- **YOUR OBJECTIVE**
Reproduce, exactly and in full, the lines from the one with "Write the matplotlib code for this chart." through the one with "ax2.tick_params(axis='y', length=0, labelsize=fs, pad=14)" in the data below; drop pictures.

-- BEGIN --

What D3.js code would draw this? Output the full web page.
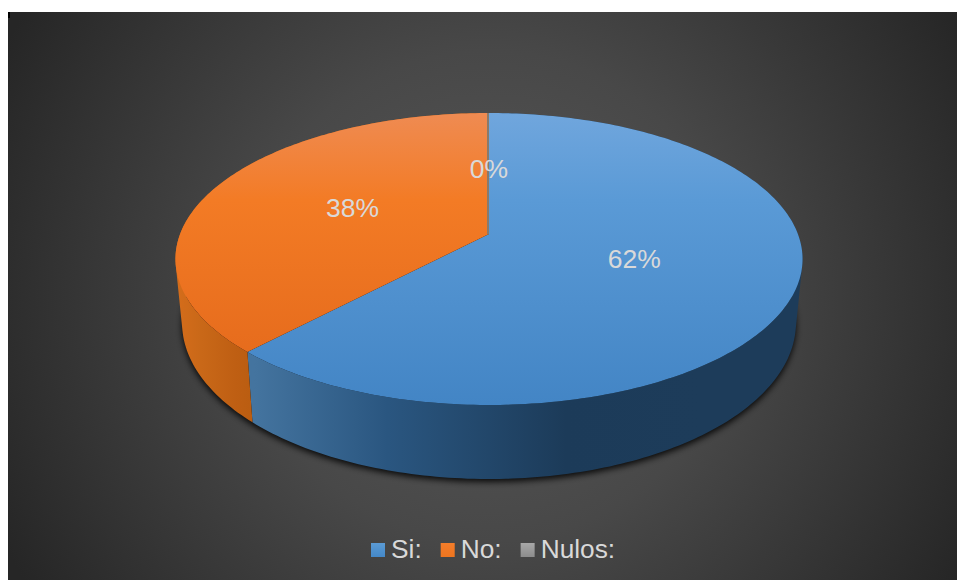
<!DOCTYPE html>
<html>
<head>
<meta charset="utf-8">
<script src="https://cdn.jsdelivr.net/npm/d3@7"></script>
<style>
  html, body { margin: 0; padding: 0; background: #fff; }
  svg { display: block; }
  text { font-family: "Liberation Sans", Arial, sans-serif; fill: #d9d9d9; }
</style>
</head>
<body>
<svg id="chart" width="957" height="580"></svg>
<script>
// Vote shares
const categories = ["Si:", "No:", "Nulos:"];
const shares = [62, 38, 0];
const shareLabels = ["62%", "38%", "0%"];

// Face and wall shades for each category
const swatchTop = ["#5b9bd5", "#f47d2a", "#a8a8a8"];
const swatchBottom = ["#4488c8", "#ee751f", "#8c8c8c"];
const faceStops = [
  ["#70a6dd", "#5a9ad6", "#4385c5"],
  ["#ef8b52", "#f37b25", "#e2671a"],
  ["#8a7a6a", "#8a7a6a", "#8a7a6a"]
];
const wallStops = [
  ["#44749f", "#2a5680", "#1c3b59", "#1d3c5a"],
  ["#d56d1b", "#c96818", "#bf5f13", "#b85c10"],
  ["#777777", "#777777", "#777777", "#777777"]
];

const width = 957, height = 580;
const svg = d3.select("#chart");
const defs = svg.append("defs");

// Perspective projection of a unit disc, for the upper rim and the lower rim
const cx = 489, tilt = 0.1712;
const upper = { k: 308.9, b: 234, c: -101.65 };
const lower = { k: 302.4, b: 296, c: -101 };
function project(disc, angle, r) {
  const u = r * Math.sin(angle), v = r * Math.cos(angle);
  const w = 1 + tilt * v;
  return [cx + disc.k * u / w, (disc.b + disc.c * v) / w];
}
const line = d3.line();
const step = Math.PI / 180;
const arcAngles = (a0, a1) => {
  const n = Math.max(1, Math.ceil((a1 - a0) / step));
  return d3.range(n + 1).map(i => a0 + (a1 - a0) * i / n);
};

// Backdrop
const glow = defs.append("radialGradient").attr("id", "backdrop")
  .attr("gradientUnits", "userSpaceOnUse")
  .attr("cx", 489).attr("cy", 296).attr("r", 545);
glow.append("stop").attr("offset", 0).attr("stop-color", "#585858");
glow.append("stop").attr("offset", 0.45).attr("stop-color", "#484848");
glow.append("stop").attr("offset", 1).attr("stop-color", "#262626");
svg.append("rect").attr("x", 8).attr("y", 12)
  .attr("width", width - 8).attr("height", height - 12)
  .attr("fill", "url(#backdrop)");
svg.append("rect").attr("x", 8).attr("y", 12).attr("width", 2).attr("height", 6).attr("fill", "#000");

// Gradients for faces and walls
const pieLayout = d3.pie().sort(null).value(d => d).startAngle(0).endAngle(2 * Math.PI);
const slices = pieLayout(shares);

categories.forEach((_, i) => {
  const face = defs.append("linearGradient").attr("id", `face${i}`)
    .attr("gradientUnits", "userSpaceOnUse")
    .attr("x1", 0).attr("x2", 0).attr("y1", 113).attr("y2", 405);
  [0, 0.3, 1].forEach((o, j) => face.append("stop").attr("offset", o).attr("stop-color", faceStops[i][j]));
  const wall = defs.append("linearGradient").attr("id", `wall${i}`)
    .attr("gradientUnits", "userSpaceOnUse")
    .attr("x1", i === 1 ? 176 : 254).attr("x2", i === 1 ? 260 : 700).attr("y1", 0).attr("y2", 0);
  [0, 0.3, 0.7, 1].forEach((o, j) => wall.append("stop").attr("offset", o).attr("stop-color", wallStops[i][j]));
  const swatch = defs.append("linearGradient").attr("id", `swatch${i}`)
    .attr("x1", 0).attr("x2", 0).attr("y1", 0).attr("y2", 1);
  swatch.append("stop").attr("offset", 0).attr("stop-color", swatchTop[i]);
  swatch.append("stop").attr("offset", 1).attr("stop-color", swatchBottom[i]);
});

// Soft shadow below the lower rim
defs.append("filter").attr("id", "soft")
  .attr("x", "-10%").attr("y", "-10%").attr("width", "120%").attr("height", "120%")
  .append("feGaussianBlur").attr("stdDeviation", 3);
svg.append("path")
  .attr("d", line(arcAngles(0, 2 * Math.PI).map(a => project(lower, a, 1))) + "Z")
  .attr("transform", "translate(0,3)")
  .attr("fill", "#000").attr("opacity", 0.85).attr("filter", "url(#soft)");

// Outer wall of a slice: one path of narrow quads, all wound the same way so
// that neither the silhouette fold nor the joins between quads show
function wallPath(s) {
  const angles = arcAngles(s.startAngle, s.endAngle);
  return angles.slice(1).map((a, j) => {
    const quad = [
      project(upper, angles[j], 1), project(upper, a, 1),
      project(lower, a, 1), project(lower, angles[j], 1)
    ];
    return line(d3.polygonArea(quad) < 0 ? quad.reverse() : quad) + "Z";
  }).join("");
}
svg.append("g").selectAll("path")
  .data(slices.filter(s => s.value > 0)).join("path")
  .attr("d", wallPath)
  .attr("fill", d => `url(#wall${d.index})`);

// Top faces; an empty share leaves only a thin radial seam
const faces = svg.append("g");
faces.selectAll("path").data(slices).join("path")
  .attr("d", d => line(
    [project(upper, 0, 0), ...arcAngles(d.startAngle, d.endAngle).map(a => project(upper, a, 1))]
  ) + "Z")
  .attr("fill", (d, i) => `url(#face${i})`)
  .attr("stroke", (d, i) => d.value === 0 ? `url(#face${i})` : "none")
  .attr("stroke-width", 2)
  .attr("transform", d => d.value === 0 ? "translate(-1,0)" : null);

// Percentage labels
svg.append("g").selectAll("text").data(slices).join("text")
  .attr("transform", d => {
    const [x, y] = project(upper, (d.startAngle + d.endAngle) / 2, 0.49);
    return `translate(${x},${y + 8})`;
  })
  .attr("text-anchor", "middle")
  .attr("font-size", 26.5)
  .text((d, i) => shareLabels[i]);

// Legend
const legend = svg.append("g");
let lx = 371;
categories.forEach((name, i) => {
  legend.append("rect").attr("x", lx).attr("y", 543).attr("width", 14).attr("height", 14)
    .attr("fill", `url(#swatch${i})`);
  const label = legend.append("text").attr("x", lx + 20).attr("y", 558)
    .attr("font-size", 26.3).text(name);
  lx += 20 + label.node().getComputedTextLength() + 19;
});
</script>
</body>
</html>
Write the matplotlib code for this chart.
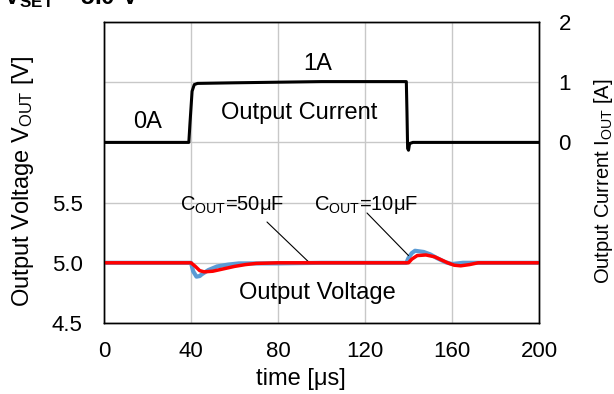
import matplotlib
matplotlib.use("Agg")
import matplotlib.pyplot as plt

plt.rcParams['font.family'] = ['Liberation Sans', 'DejaVu Sans']
plt.rcParams['mathtext.fontset'] = 'custom'
plt.rcParams['mathtext.rm'] = 'Liberation Sans'
plt.rcParams['mathtext.it'] = 'Liberation Sans'
plt.rcParams['mathtext.bf'] = 'Liberation Sans:bold'

# Output current (right axis, A)
t_cur = [0, 39, 39.5, 40.5, 41.5, 43, 60, 80, 100, 120, 139, 139.3, 139.6, 140, 140.5, 142, 200]
i_cur = [0, 0, 0.3, 0.85, 0.96, 0.98, 0.99, 1.0, 1.01, 1.01, 1.01, 0.5, -0.1, -0.13, -0.02, 0, 0]

# Output voltage, COUT = 10 uF (blue)
t_v10 = [0, 40, 41, 42.5, 44, 45, 48, 52, 57, 62, 80, 100, 139, 140, 141.5, 143, 147, 150, 153, 157, 160, 165, 200]
v_10 = [5.0, 5.0, 4.93, 4.885, 4.89, 4.905, 4.94, 4.97, 4.985, 4.995, 4.995, 5.0, 5.0, 5.04, 5.08, 5.10, 5.09, 5.07, 5.04, 5.005, 4.99, 5.0, 5.0]

# Output voltage, COUT = 50 uF (red)
t_v50 = [0, 40, 42, 44, 46, 50, 55, 60, 65, 70, 80, 100, 140, 141.5, 144, 148, 152, 155, 158, 161, 164, 168, 172, 200]
v_50 = [5.0, 5.0, 4.97, 4.935, 4.925, 4.93, 4.95, 4.97, 4.985, 4.995, 5.0, 5.0, 5.0, 5.03, 5.06, 5.065, 5.05, 5.025, 5.0, 4.98, 4.975, 4.985, 5.0, 5.0]

x_ticks = [0, 40, 80, 120, 160, 200]
v_ticks = [4.5, 5.0, 5.5]
i_ticks = [0, 1, 2]

fig = plt.figure(figsize=(6.14, 3.94), dpi=100)
ax = fig.add_axes([104/614, 1-323/394, 435/614, 301/394])
ax2 = ax.twinx()

ax.set_xlim(0, 200)
ax.set_ylim(4.5, 7.0)
ax2.set_ylim(-3, 2)

ax.set_xticks(x_ticks)
grid_v = [4.5, 5.0, 5.5, 6.0, 6.5, 7.0]
ax.set_yticks(grid_v)
ax.set_yticklabels([f'{v:.1f}' if v in v_ticks else '' for v in grid_v])
ax2.set_yticks(i_ticks)
ax2.set_yticklabels([str(v) for v in i_ticks])

ax.grid(True, color='#c8c8c8', linewidth=1.0)
ax.set_axisbelow(True)

ax.plot(t_v10, v_10, color='#5b9bd5', linewidth=3.0, zorder=3)
ax.plot(t_v50, v_50, color='#ff0000', linewidth=2.5, zorder=4)
ax2.plot(t_cur, i_cur, color='black', linewidth=2.2)

fs = 16
ax.tick_params(axis='both', length=0, labelsize=fs)
ax.tick_params(axis='y', pad=15.5)
ax.tick_params(axis='x', pad=13)
ax2.tick_params(axis='y', length=0, labelsize=fs, pad=14)

for a in (ax, ax2):
    for s in a.spines.values():
        s.set_linewidth(1.0)
        s.set_color('black')

ax.set_xlabel('time [μs]', fontsize=17)
ax.xaxis.set_label_coords(0.453, -0.1495)
ax.set_ylabel('Output Voltage V$_{\\rm OUT}$ [V]', fontsize=17)
ax.yaxis.set_label_coords(-0.156, 0.47)
ax2.set_ylabel('Output Current I$_{\\rm OUT}$ [A]', fontsize=14.5)
ax2.yaxis.set_label_coords(1.122, 0.472)

def px(x, y):
    # convert pixel coords of the figure to figure fraction
    return x/614, 1 - y/394

fs_in = 17
fig.text(*px(148, 122), '0A', fontsize=fs_in, ha='center', va='center')
fig.text(*px(318, 64), '1A', fontsize=fs_in, ha='center', va='center')
fig.text(*px(299, 113), 'Output Current', fontsize=fs_in, ha='center', va='center')
fig.text(*px(317, 293), 'Output Voltage', fontsize=fs_in, ha='center', va='center')

fs_small = 14.5
fig.text(*px(232, 205), 'C$_{\\rm OUT}$=50μF', fontsize=fs_small, ha='center', va='center')
fig.text(*px(366, 205), 'C$_{\\rm OUT}$=10μF', fontsize=fs_small, ha='center', va='center')
ax.annotate('', xy=(94.5, 5.0), xytext=px(267, 222), textcoords='figure fraction',
            arrowprops=dict(arrowstyle='-', color='black', lw=0.8, shrinkA=0, shrinkB=0))
ax.annotate('', xy=(140.0, 5.06), xytext=px(367, 213), textcoords='figure fraction',
            arrowprops=dict(arrowstyle='-', color='black', lw=0.8, shrinkA=0, shrinkB=0))

fig.text(3/614, 1-4/394, '$\\mathbf{V_{SET}}$ = 5.0 V', fontsize=17.5, ha='left', va='baseline',
         fontweight='bold')

fig.savefig('out.png', dpi=100)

-- END --

- **TASK SOLUTION**
Write the matplotlib code for this chart.
import matplotlib
matplotlib.use("Agg")
import matplotlib.pyplot as plt

plt.rcParams['font.family'] = ['Liberation Sans', 'DejaVu Sans']
plt.rcParams['mathtext.fontset'] = 'custom'
plt.rcParams['mathtext.rm'] = 'Liberation Sans'
plt.rcParams['mathtext.it'] = 'Liberation Sans'
plt.rcParams['mathtext.bf'] = 'Liberation Sans:bold'

# Output current (right axis, A)
t_cur = [0, 39, 39.5, 40.5, 41.5, 43, 60, 80, 100, 120, 139, 139.3, 139.6, 140, 140.5, 142, 200]
i_cur = [0, 0, 0.3, 0.85, 0.96, 0.98, 0.99, 1.0, 1.01, 1.01, 1.01, 0.5, -0.1, -0.13, -0.02, 0, 0]

# Output voltage, COUT = 10 uF (blue)
t_v10 = [0, 40, 41, 42.5, 44, 45, 48, 52, 57, 62, 80, 100, 139, 140, 141.5, 143, 147, 150, 153, 157, 160, 165, 200]
v_10 = [5.0, 5.0, 4.93, 4.885, 4.89, 4.905, 4.94, 4.97, 4.985, 4.995, 4.995, 5.0, 5.0, 5.04, 5.08, 5.10, 5.09, 5.07, 5.04, 5.005, 4.99, 5.0, 5.0]

# Output voltage, COUT = 50 uF (red)
t_v50 = [0, 40, 42, 44, 46, 50, 55, 60, 65, 70, 80, 100, 140, 141.5, 144, 148, 152, 155, 158, 161, 164, 168, 172, 200]
v_50 = [5.0, 5.0, 4.97, 4.935, 4.925, 4.93, 4.95, 4.97, 4.985, 4.995, 5.0, 5.0, 5.0, 5.03, 5.06, 5.065, 5.05, 5.025, 5.0, 4.98, 4.975, 4.985, 5.0, 5.0]

x_ticks = [0, 40, 80, 120, 160, 200]
v_ticks = [4.5, 5.0, 5.5]
i_ticks = [0, 1, 2]

fig = plt.figure(figsize=(6.14, 3.94), dpi=100)
ax = fig.add_axes([104/614, 1-323/394, 435/614, 301/394])
ax2 = ax.twinx()

ax.set_xlim(0, 200)
ax.set_ylim(4.5, 7.0)
ax2.set_ylim(-3, 2)

ax.set_xticks(x_ticks)
grid_v = [4.5, 5.0, 5.5, 6.0, 6.5, 7.0]
ax.set_yticks(grid_v)
ax.set_yticklabels([f'{v:.1f}' if v in v_ticks else '' for v in grid_v])
ax2.set_yticks(i_ticks)
ax2.set_yticklabels([str(v) for v in i_ticks])

ax.grid(True, color='#c8c8c8', linewidth=1.0)
ax.set_axisbelow(True)

ax.plot(t_v10, v_10, color='#5b9bd5', linewidth=3.0, zorder=3)
ax.plot(t_v50, v_50, color='#ff0000', linewidth=2.5, zorder=4)
ax2.plot(t_cur, i_cur, color='black', linewidth=2.2)

fs = 16
ax.tick_params(axis='both', length=0, labelsize=fs)
ax.tick_params(axis='y', pad=15.5)
ax.tick_params(axis='x', pad=13)
ax2.tick_params(axis='y', length=0, labelsize=fs, pad=14)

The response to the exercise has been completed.